Computation as Organisation

TL;DR

This paper redefines computation as a property of organised matter characterized by persistent relational constraints, emphasizing the role of organisation over symbolic content, and offers criteria for identifying computation in physical systems.

Contribution

It introduces a novel framework that conceptualizes computation as organisation-based relational invariance, applicable to living and physical systems beyond traditional symbolic models.

Findings

Computation is linked to the persistence of relational constraints in organised matter.

Information is viewed as relational invariance, not content.

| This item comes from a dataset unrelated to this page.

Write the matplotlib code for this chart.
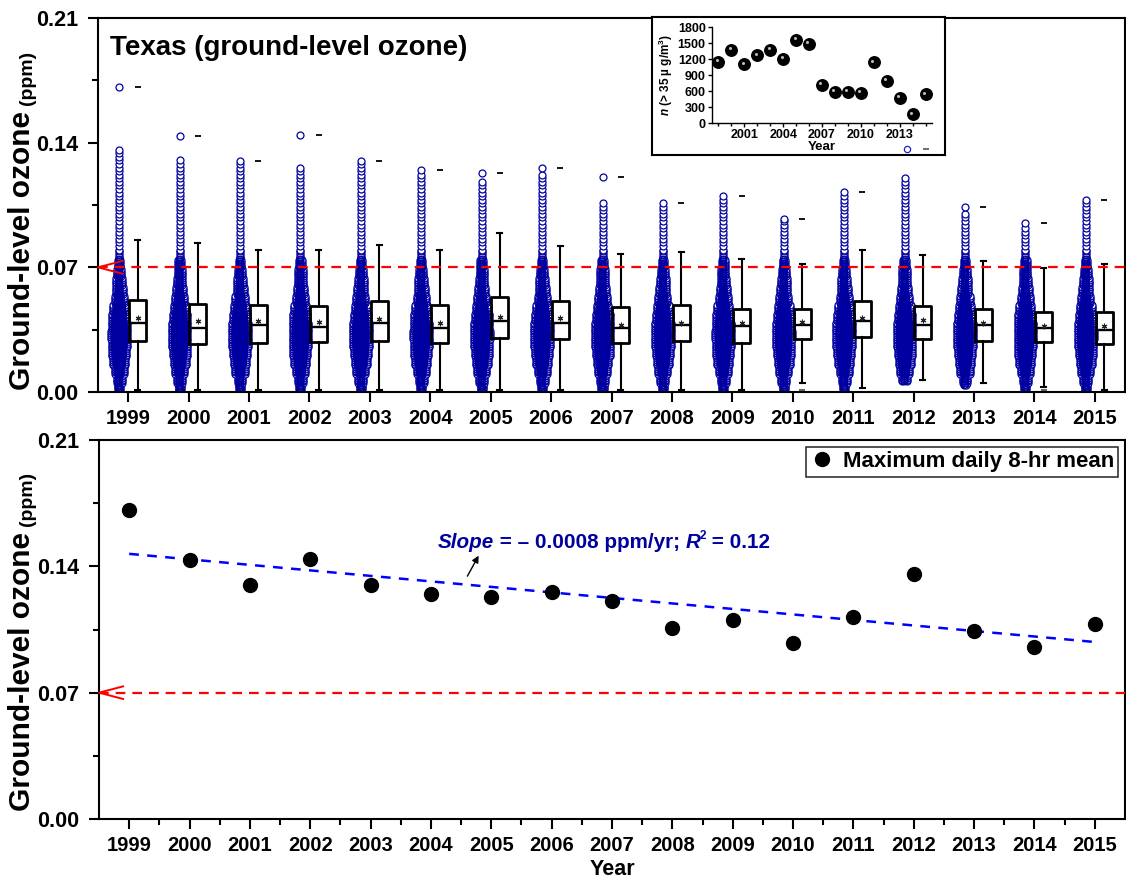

Computational limits are derived from organisational properties.

Abstract

Computation is commonly defined as the execution of abstract algorithms over symbolic representations, with physical systems treated as substrates that realise predefined operations. While effective for engineered machines, this separation becomes problematic when applied to living systems, where persistence, adaptation, and failure occur without symbolic instruction or central control. Here, computation is reformulated as a structural property of organised matter. Organisation is defined as the persistence of relational constraints that delimit admissible state transitions. Information is not encoded content but relational invariance: differences that influence future behaviour by reshaping what transitions remain possible. Computation is identified with the ongoing enactment of such organisation, integrating memory, processing, and execution as inseparable aspects of material dynamics. Within this framework, algorithms correspond to internally embedded regularities enabled by constraint, and computational limits arise from organisation itself. The account provides experimentally accessible criteria for computation based on persistence, recovery, and structural failure under perturbation.